Coronation quiche is not a quiche at all

I suppose the French had to get involved in British monarch Charles III's coronation somehow. But who knew it would be over sometimes as central and fundamental as the "Coronation Quiche".

Devised by Royal Chef Mark Flanagan ("flan again"?), the Coronation Quiche is, yes, a quiche featuring spinach, broad beans, cheese and tarragon (it actually sounds pretty good to me), and it is being pushed as a "good sharing dish" for those participating in Coronation Big Lunch celebration. The recipe has been shared many times over on social media.

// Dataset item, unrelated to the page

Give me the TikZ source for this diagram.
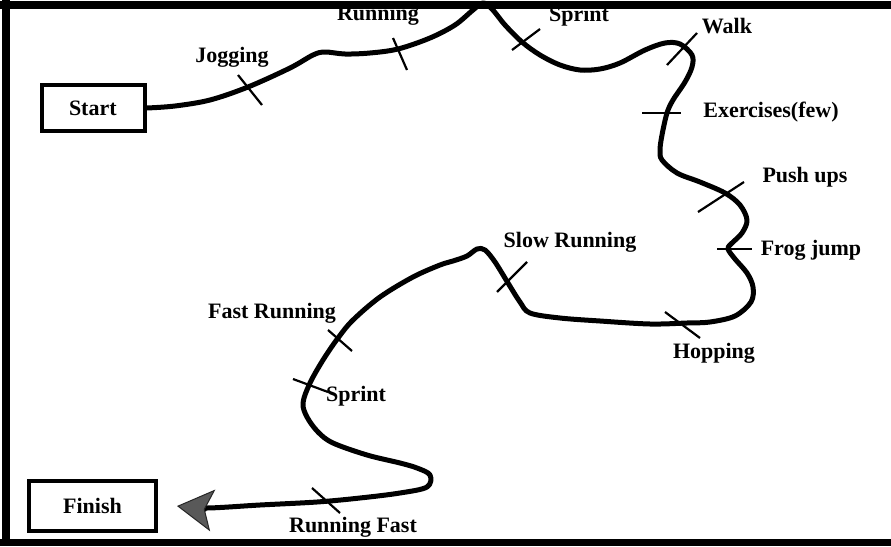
\documentclass[tikz,border=0pt]{standalone}
\usepackage{fontspec}
\setmainfont{Liberation Serif}
\usetikzlibrary{arrows.meta}
\tikzset{
  lbl/.style={anchor=base, inner sep=0pt, font=\bfseries\fontsize{22}{26}\selectfont},
  boxnode/.style={draw, line width=4pt, inner sep=0pt, font=\bfseries\fontsize{22}{26}\selectfont},
  route/.style={line width=5pt, line cap=round, line join=round},
  tick/.style={line width=2.2pt},
  bar/.style={fill=black, draw=none}
}
\begin{document}
\begin{tikzpicture}[x=1pt, y=-1pt]
\useasboundingbox (0,0) rectangle (891,546);
\fill[white] (-10,-10) rectangle (901,556);
\begin{scope}
\clip (0,0) rectangle (891,546);
% boxes
\node[boxnode, minimum width=103pt, minimum height=46pt, text width=99pt, align=left] (start) at (93.5,108) {\hspace*{25pt}Start};
\node[boxnode, minimum width=127pt, minimum height=50pt] (finish) at (92.5,506) {Finish};
\coordinate (tipend) at ([xshift=19pt]finish.east);
% labels
\node[lbl] (ljog) at (232,62) {Jogging};
\node[lbl] (lrun) at (378,20) {Running};
\node[lbl] (lspr1) at (579,21) {Sprint};
\node[lbl] (lwalk) at (727,33) {Walk};
\node[lbl] (lexe) at (771,117) {Exercises(few)};
\node[lbl] (lpush) at (805,182) {Push ups};
\node[lbl] (lfrog) at (811,255) {Frog jump};
\node[lbl] (lhop) at (714,358) {Hopping};
\node[lbl] (lslow) at (570,247) {Slow Running};
\node[lbl] (lfast) at (272,318) {Fast Running};
\node[lbl] (lspr2) at (356,401) {Sprint};
\node[lbl] (lrf) at (353,532) {Running Fast};
% route
\draw[route, -{Stealth[length=36pt, width=42pt, inset=8pt, fill=black!65, color=black!85, line width=1pt]}]
  plot[smooth, tension=0.55] coordinates {
  (start.east) (175,106) (210,100) (248,87) (290,68) (313,55) (325,52) (345,54) (370,53)
  (398,49) (430,38) (455,25) (473,10) (483,3) (492,9) (505,25) (522,42) (540,55)
  (560,65) (580,70) (600,69) (620,63) (645,50) (665,43) (680,44) (692,55) (692,67)
  (685,82) (673,100) (667,113) (662,135) (660,150) (662,160) (677,173) (700,182)
  (725,193) (740,205) (747,220) (742,233) (731,244) (728,249) (735,259) (747,273)
  (753,287) (751,302) (735,316) (710,322) (687,323) (650,324) (600,321) (560,318)
  (530,313) (520,302) (508,283) (495,262) (485,250) (477,249) (467,256) (453,261)
  (440,265) (413,277) (380,297) (353,320) (338,338) (323,360) (310,383) (303,403)
  (307,417) (318,432) (333,443) (367,455) (400,463) (417,468) (430,475) (427,487)
  (400,493) (360,498) (317,502) (260,505) (207,508) (tipend)};
% ticks
\draw[tick] (238,75) -- (262,105);
\draw[tick] (393,38) -- (407,70);
\draw[tick] (512,50) -- (540,29);
\draw[tick] (667,65) -- (697,33);
\draw[tick] (642,113) -- (681,113);
\draw[tick] (698,212) -- (744,182);
\draw[tick] (717,249) -- (752,249);
\draw[tick] (665,312) -- (700,338);
\draw[tick] (497,292) -- (527,262);
\draw[tick] (328,330) -- (352,351);
\draw[tick] (293,379) -- (328,392);
\draw[tick] (312,488) -- (340,513);
% frame bars
\fill[bar] (0,1) rectangle (891,9);
\fill[bar] (2,0) rectangle (10,546);
\fill[bar] (0,539) rectangle (891,546);
\end{scope}
\end{tikzpicture}
\end{document}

But many Brits, and even royalists, are unsure about the Coronation Quiche idea, which was intended to resonate with the British public like the Coronation Chicken did some 70 years ago. Some are complaining about the cost of ingredients and the difficult of finding eggs in supermarkets of late. Some say it's just too French an idea to be truly British.

Speaking of the French, according to Évelyne Muller-Dervaux, the Grand Master of the Brotherhood of the Quiche Lorraine - and yes, she is a she, despite the testosterone-laden title - it is not a "quiche" at all, merely a "savoury tart". Another Brotherhood member added, "I think it would anyway have better reflected the British spirit if they had called it a tart" (whatever THAT might insinuate). 

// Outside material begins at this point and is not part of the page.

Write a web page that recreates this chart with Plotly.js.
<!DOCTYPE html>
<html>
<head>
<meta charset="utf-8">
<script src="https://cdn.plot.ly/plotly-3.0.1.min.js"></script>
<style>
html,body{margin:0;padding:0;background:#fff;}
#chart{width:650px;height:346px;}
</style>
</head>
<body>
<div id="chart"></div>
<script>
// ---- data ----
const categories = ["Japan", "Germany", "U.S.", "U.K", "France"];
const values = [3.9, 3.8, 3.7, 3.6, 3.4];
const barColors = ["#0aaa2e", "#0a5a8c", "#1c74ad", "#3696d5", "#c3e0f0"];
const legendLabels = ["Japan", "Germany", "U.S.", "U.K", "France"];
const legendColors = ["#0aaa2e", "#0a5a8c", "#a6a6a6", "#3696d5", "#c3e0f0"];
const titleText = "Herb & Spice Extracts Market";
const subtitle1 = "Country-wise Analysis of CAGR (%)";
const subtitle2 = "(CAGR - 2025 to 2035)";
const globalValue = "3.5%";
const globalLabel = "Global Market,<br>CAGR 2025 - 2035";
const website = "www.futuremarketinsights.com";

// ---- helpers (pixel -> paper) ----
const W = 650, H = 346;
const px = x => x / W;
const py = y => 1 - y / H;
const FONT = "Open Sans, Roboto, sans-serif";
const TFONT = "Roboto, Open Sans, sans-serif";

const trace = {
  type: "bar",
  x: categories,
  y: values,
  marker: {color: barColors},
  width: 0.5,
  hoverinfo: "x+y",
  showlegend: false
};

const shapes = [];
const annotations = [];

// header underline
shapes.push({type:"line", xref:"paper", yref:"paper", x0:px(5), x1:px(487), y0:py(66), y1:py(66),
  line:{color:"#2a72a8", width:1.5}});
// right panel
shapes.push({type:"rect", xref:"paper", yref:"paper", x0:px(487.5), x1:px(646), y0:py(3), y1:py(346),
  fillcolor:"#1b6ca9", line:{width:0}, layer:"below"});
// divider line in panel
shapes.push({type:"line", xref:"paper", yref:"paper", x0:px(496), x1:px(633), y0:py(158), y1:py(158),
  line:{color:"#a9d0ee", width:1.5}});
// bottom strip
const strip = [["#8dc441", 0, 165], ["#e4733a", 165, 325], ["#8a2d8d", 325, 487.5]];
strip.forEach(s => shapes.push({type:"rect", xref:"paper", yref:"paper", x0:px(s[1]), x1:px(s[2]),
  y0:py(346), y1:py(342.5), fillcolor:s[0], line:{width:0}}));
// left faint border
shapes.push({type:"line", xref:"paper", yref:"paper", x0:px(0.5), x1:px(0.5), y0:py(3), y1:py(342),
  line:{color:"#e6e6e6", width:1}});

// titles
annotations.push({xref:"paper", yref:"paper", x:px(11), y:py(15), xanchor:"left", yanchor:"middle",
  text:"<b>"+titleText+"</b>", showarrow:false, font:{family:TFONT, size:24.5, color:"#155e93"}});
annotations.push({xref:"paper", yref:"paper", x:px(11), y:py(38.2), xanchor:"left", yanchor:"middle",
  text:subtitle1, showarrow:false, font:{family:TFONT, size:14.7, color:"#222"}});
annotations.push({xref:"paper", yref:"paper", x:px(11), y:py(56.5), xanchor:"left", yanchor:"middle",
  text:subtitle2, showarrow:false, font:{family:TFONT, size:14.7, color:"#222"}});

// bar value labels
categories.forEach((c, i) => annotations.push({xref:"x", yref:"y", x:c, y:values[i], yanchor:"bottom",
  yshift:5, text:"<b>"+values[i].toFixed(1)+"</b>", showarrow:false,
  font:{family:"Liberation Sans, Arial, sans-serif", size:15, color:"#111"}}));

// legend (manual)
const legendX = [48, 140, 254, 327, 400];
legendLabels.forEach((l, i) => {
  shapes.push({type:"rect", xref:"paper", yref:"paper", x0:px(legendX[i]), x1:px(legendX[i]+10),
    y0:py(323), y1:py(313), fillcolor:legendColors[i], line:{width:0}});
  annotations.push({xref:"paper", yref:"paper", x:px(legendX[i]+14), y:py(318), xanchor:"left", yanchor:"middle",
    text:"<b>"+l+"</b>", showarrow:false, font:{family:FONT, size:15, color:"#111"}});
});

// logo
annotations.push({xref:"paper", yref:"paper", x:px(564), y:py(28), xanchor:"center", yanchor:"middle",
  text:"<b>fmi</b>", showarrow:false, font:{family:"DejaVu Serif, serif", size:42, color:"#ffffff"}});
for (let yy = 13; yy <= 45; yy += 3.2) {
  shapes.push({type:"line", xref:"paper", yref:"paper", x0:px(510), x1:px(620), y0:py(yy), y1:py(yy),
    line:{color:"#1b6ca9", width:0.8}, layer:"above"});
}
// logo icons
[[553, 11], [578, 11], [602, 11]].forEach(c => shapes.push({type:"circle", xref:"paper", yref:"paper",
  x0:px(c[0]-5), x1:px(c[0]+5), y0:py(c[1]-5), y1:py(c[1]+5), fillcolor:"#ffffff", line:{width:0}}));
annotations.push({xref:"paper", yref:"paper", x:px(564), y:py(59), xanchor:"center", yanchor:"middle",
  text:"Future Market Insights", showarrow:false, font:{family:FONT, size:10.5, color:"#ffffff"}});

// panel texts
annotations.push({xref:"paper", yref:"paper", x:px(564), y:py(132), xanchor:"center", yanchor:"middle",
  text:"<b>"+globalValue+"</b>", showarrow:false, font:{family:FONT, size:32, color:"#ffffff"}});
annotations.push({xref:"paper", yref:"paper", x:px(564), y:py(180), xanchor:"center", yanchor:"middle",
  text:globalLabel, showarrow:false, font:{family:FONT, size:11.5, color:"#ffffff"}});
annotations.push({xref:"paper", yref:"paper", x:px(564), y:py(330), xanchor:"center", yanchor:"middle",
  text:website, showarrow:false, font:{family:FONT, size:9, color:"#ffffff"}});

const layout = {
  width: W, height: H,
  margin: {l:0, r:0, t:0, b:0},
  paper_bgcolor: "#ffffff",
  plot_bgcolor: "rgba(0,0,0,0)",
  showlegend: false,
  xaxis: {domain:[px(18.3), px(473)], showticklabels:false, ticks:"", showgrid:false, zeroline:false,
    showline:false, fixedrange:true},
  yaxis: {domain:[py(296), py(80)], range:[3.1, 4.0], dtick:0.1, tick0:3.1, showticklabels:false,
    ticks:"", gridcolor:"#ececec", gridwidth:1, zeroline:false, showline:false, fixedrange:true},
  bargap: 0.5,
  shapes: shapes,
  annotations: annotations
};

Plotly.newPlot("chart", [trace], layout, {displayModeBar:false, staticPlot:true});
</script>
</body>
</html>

A quiche, the Brotherhood insists, is a Quiche Lorraine, made with eggs, ham and lardons (NO cheese). The two terms are indistinguishable; there is no quiche but Quiche Lorraine. Of course, that's news to most Brits, and even most French people, not to mention others around the world, for whom "quiche" is a general term, and comes in many different favours (broccoli, chicken, cheese, yes even broad beans). Incidentally, Quiche Lorraine is not even French, technically: it was developed in the Lorraine region when it was still part of Germany.

Anyway, all of this sounds like typical French exceptionalism and overreach, like insisting that Champagne can only come from Champagne, but much broader. And why do they even care? Despite what Ms. Muller-Dervaux thinks, the rest of the world will happily go on making quiche with broccoli, spinach, even - sacre bleu! - cheese. And quite rightly too. 

The Académie Française may feel it has a stranglehold over the French language (and how is THAT going?), but it can't dictate what we eat, or what we call what we eat.